[GIVEN PROBLEM] It is required that the lines from the top of the listing through the line with "ax = fig.add_axes([130" be reproduced exactly, excluding pictures.

Entries with chart source code
»»

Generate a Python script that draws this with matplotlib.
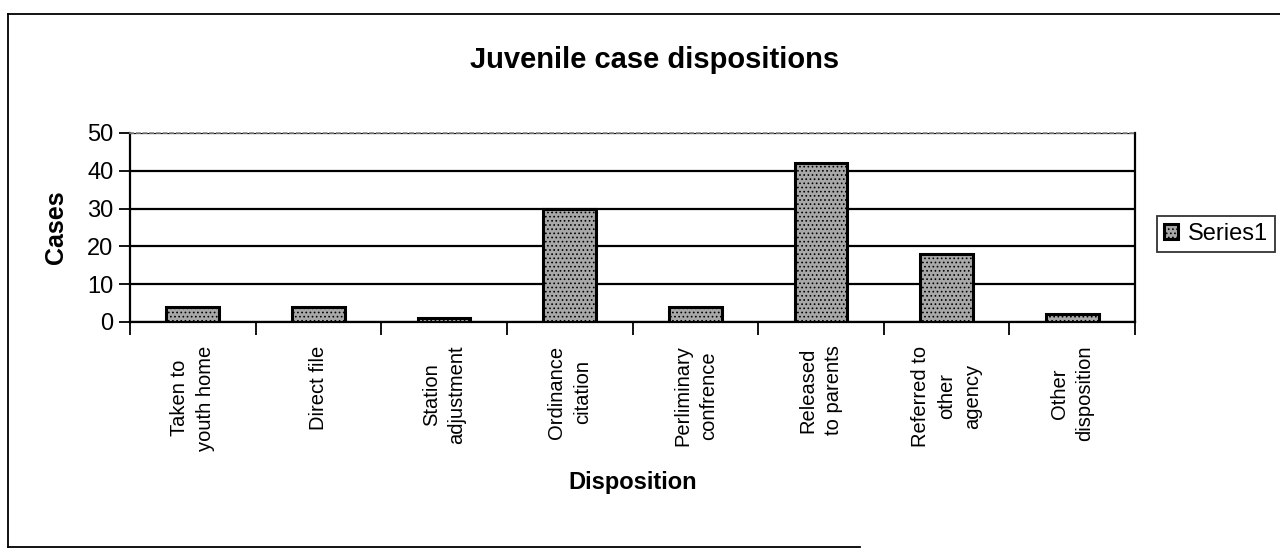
import matplotlib
matplotlib.use("Agg")
import matplotlib.pyplot as plt
from matplotlib.lines import Line2D
import numpy as np

categories = ["Taken to\nyouth home", "Direct file", "Station\nadjustment",
              "Ordinance\ncitation", "Perliminary\nconfrence", "Released\nto parents",
              "Referred to\nother\nagency", "Other\ndisposition"]
cases = [4, 4, 1, 30, 4, 42, 18, 2]
yticks = [0, 10, 20, 30, 40, 50]

plt.rcParams['font.family'] = ['Liberation Sans', 'DejaVu Sans']
plt.rcParams['hatch.linewidth'] = 0.7

W, H = 1280, 557
fig = plt.figure(figsize=(W / 100, H / 100), dpi=100)
ax = fig.add_axes([130 / W, 1 - 322 / H, (1135 - 130) / W, (322 - 133) / H])

x = np.arange(len(categories))
ax.bar(x, cases, width=0.42, color='#a8a8a8', edgecolor='black', linewidth=2.2,
       hatch='....', label='Series1', zorder=3)

ax.set_xlim(-0.5, len(categories) - 0.5)
ax.set_ylim(0, 50)
ax.set_yticks(yticks)
ax.yaxis.grid(True, color='black', linewidth=1.6, zorder=1)
ax.set_axisbelow(True)

ax.set_xticks(x)
ax.set_xticklabels(categories, rotation=90, fontsize=14.5, ha='center', va='top',
                   multialignment='center', linespacing=1.45)
ax.tick_params(axis='x', which='major', length=0, pad=17)
ax.set_xticks(np.arange(-0.5, len(categories), 1.0), minor=True)
ax.tick_params(axis='x', which='minor', length=9, width=1.3, direction='out')
ax.tick_params(axis='y', length=8, width=1.3, direction='out', labelsize=17, pad=4)

for s in ['left', 'bottom', 'right']:
    ax.spines[s].set_linewidth(1.6)
    ax.spines[s].set_color('black')
ax.spines['top'].set_color('#888888')
ax.spines['top'].set_linestyle((0, (2, 2)))
ax.spines['top'].set_linewidth(1.2)

ax.set_ylabel('Cases', fontsize=18, fontweight='bold')
ax.yaxis.set_label_coords(-0.062, 0.5)
ax.set_xlabel('Disposition', fontsize=17, fontweight='bold')
ax.xaxis.set_label_coords(0.5, -0.79)

fig.text(655 / W, 1 - 60 / H, 'Juvenile case dispositions', fontsize=21,
         fontweight='bold', ha='center', va='center')

leg = fig.legend(loc='upper left', bbox_to_anchor=(1157 / W, 1 - 216 / H),
                 fontsize=17, frameon=True, fancybox=False, borderpad=0.3,
                 handlelength=0.6, handleheight=0.6, handletextpad=0.4,
                 borderaxespad=0)
leg.get_frame().set_edgecolor('black')
leg.get_frame().set_linewidth(1.3)

# outer chart frame
fig.add_artist(Line2D([8 / W, 8 / W], [1 - 14 / H, 1 - 547 / H], transform=fig.transFigure,
                      color='black', linewidth=1.3))
fig.add_artist(Line2D([8 / W, 1.0], [1 - 14 / H, 1 - 14 / H], transform=fig.transFigure,
                      color='black', linewidth=1.3))
fig.add_artist(Line2D([8 / W, 860 / W], [1 - 547 / H, 1 - 547 / H], transform=fig.transFigure,
                      color='black', linewidth=1.3))

fig.savefig('out.png', dpi=100, facecolor='white')
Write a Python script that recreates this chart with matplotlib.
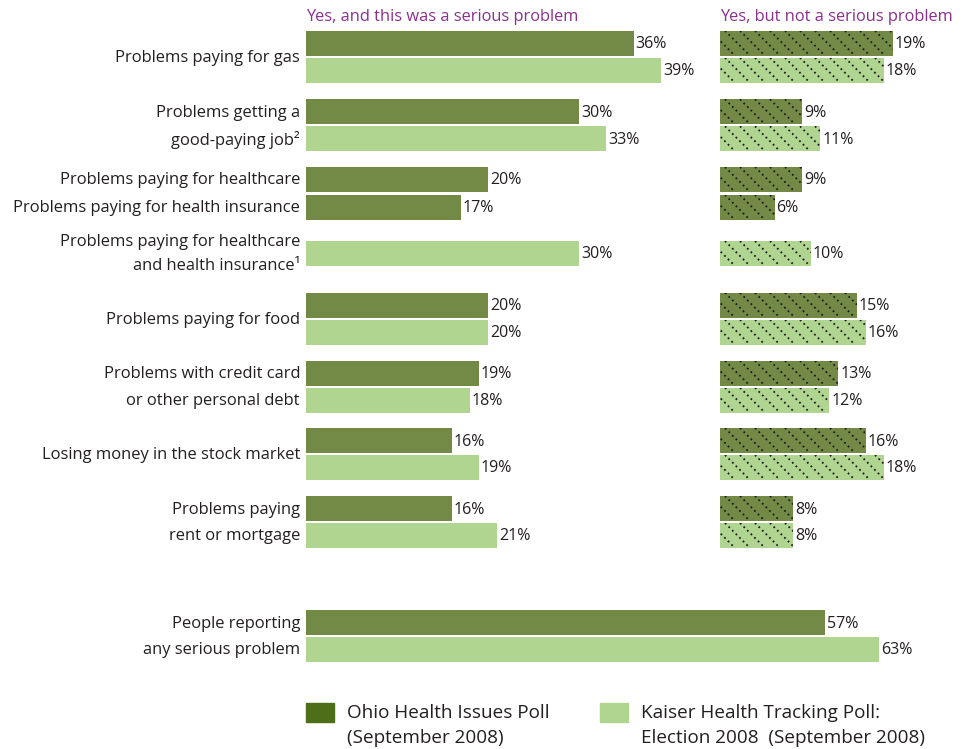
import numpy as np
import matplotlib.pyplot as plt
from matplotlib.patches import Rectangle

plt.rcParams['font.family'] = ['Open Sans', 'DejaVu Sans']

# categories (each entry is a list of text lines)
labels = [
    ['Problems paying for gas'],
    ['Problems getting a', 'good-paying job\u00b2'],
    ['Problems paying for healthcare'],
    ['Problems paying for health insurance'],
    ['Problems paying for healthcare', 'and health insurance\u00b9'],
    ['Problems paying for food'],
    ['Problems with credit card', 'or other personal debt'],
    ['Losing money in the stock market'],
    ['Problems paying', 'rent or mortgage'],
    ['People reporting', 'any serious problem'],
]

# values in percent (None = not asked in that poll)
ohio_serious = [36, 30, 20, 17, None, 20, 19, 16, 16, 57]
kaiser_serious = [39, 33, None, None, 30, 20, 18, 19, 21, 63]
ohio_not_serious = [19, 9, 9, 6, None, 15, 13, 16, 8, None]
kaiser_not_serious = [18, 11, None, None, 10, 16, 12, 18, 8, None]

header_left = 'Yes, and this was a serious problem'
header_right = 'Yes, but not a serious problem'
legend_ohio = ['Ohio Health Issues Poll', '(September 2008)']
legend_kaiser = ['Kaiser Health Tracking Poll:', 'Election 2008  (September 2008)']

# layout (pixel rows of each group centre)
group_y = [56.75, 125.25, 179.5, 207.5, 253.5, 318.75, 386.75, 454, 522, 636]
pair_off = 13.5
bar_h = 25
px_per_pct = 9.1

dark = '#728a45'
light = '#b0d590'
legend_dark = '#4e6e1a'
purple = '#8b2f8c'
txt = '#231f20'

W, H = 967, 749
fig = plt.figure(figsize=(W / 100, H / 100), dpi=100)

axL = fig.add_axes([306 / W, 0, 70 * px_per_pct / W, 1])
axR = fig.add_axes([720 / W, 0, 26 * px_per_pct / W, 1])
axL.set_xlim(0, 70)
axR.set_xlim(0, 26)
for ax in (axL, axR):
    ax.set_ylim(H, 0)
    ax.axis('off')


def positions(a, b):
    # bar centres for one group: paired or single
    out_a, out_b = [], []
    for i in range(len(a)):
        if a[i] is not None and b[i] is not None:
            out_a.append(group_y[i] - pair_off)
            out_b.append(group_y[i] + pair_off)
        else:
            out_a.append(group_y[i])
            out_b.append(group_y[i])
    return out_a, out_b


def draw_bars(ax, vals, ys, color, hatch=False):
    for v, y in zip(vals, ys):
        if v is None:
            continue
        bars = ax.barh(y, v, height=bar_h, color=color, left=0)
        ax.annotate(f'{v}%', xy=(v, y), xytext=(2, -1), textcoords='offset pixels',
                    ha='left', va='center', fontsize=11.5, color=txt)
        if hatch:
            rect = bars[0]
            step = 15 / px_per_pct
            dx = bar_h / px_per_pct
            for x0 in np.arange(-dx, v + step, step):
                ln, = ax.plot([x0, x0 + dx], [y - bar_h / 2, y + bar_h / 2],
                              color='#1c1c1c', lw=1.3, linestyle=(0, (1, 1.8)),
                              dash_capstyle='butt')
                ln.set_clip_path(rect)


# serious panel
ya, yb = positions(ohio_serious, kaiser_serious)
draw_bars(axL, ohio_serious, ya, dark)
draw_bars(axL, kaiser_serious, yb, light)

# not serious panel
draw_bars(axR, ohio_not_serious, ya, dark, hatch=True)
draw_bars(axR, kaiser_not_serious, yb, light, hatch=True)

# category labels
for i, lines in enumerate(labels):
    if len(lines) == 1:
        ys = [group_y[i]]
    elif ohio_serious[i] is not None and kaiser_serious[i] is not None:
        ys = [group_y[i] - pair_off, group_y[i] + pair_off]
    else:
        ys = [group_y[i] - 12, group_y[i] + 12]
    for line, y in zip(lines, ys):
        axL.annotate(line, xy=(0, y), xytext=(-6, -1), textcoords='offset pixels',
                     ha='right', va='center', fontsize=11.9, color=txt)

# headers
axL.annotate(header_left, xy=(0, 17), ha='left', va='center', fontsize=11.8, color=purple)
axR.annotate(header_right, xy=(0, 17), ha='left', va='center', fontsize=11.8, color=purple)

# legend
for x, col, lines in [(306, legend_dark, legend_ohio), (600, light, legend_kaiser)]:
    fig.add_artist(Rectangle((x / W, 1 - 722 / H), 28 / W, 19 / H,
                             transform=fig.transFigure, color=col))
    for j, line in enumerate(lines):
        fig.text((x + 41) / W, 1 - (713 + 25 * j) / H, line, ha='left', va='center',
                 fontsize=13.6, color=txt)

fig.savefig('out.png', dpi=100, facecolor='white')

««

[THE OUTPUT]
Generate a Python script that draws this with matplotlib.
import matplotlib
matplotlib.use("Agg")
import matplotlib.pyplot as plt
from matplotlib.lines import Line2D
import numpy as np

categories = ["Taken to\nyouth home", "Direct file", "Station\nadjustment",
              "Ordinance\ncitation", "Perliminary\nconfrence", "Released\nto parents",
              "Referred to\nother\nagency", "Other\ndisposition"]
cases = [4, 4, 1, 30, 4, 42, 18, 2]
yticks = [0, 10, 20, 30, 40, 50]

plt.rcParams['font.family'] = ['Liberation Sans', 'DejaVu Sans']
plt.rcParams['hatch.linewidth'] = 0.7

W, H = 1280, 557
fig = plt.figure(figsize=(W / 100, H / 100), dpi=100)
ax = fig.add_axes([130 / W, 1 - 322 / H, (1135 - 130) / W, (322 - 133) / H])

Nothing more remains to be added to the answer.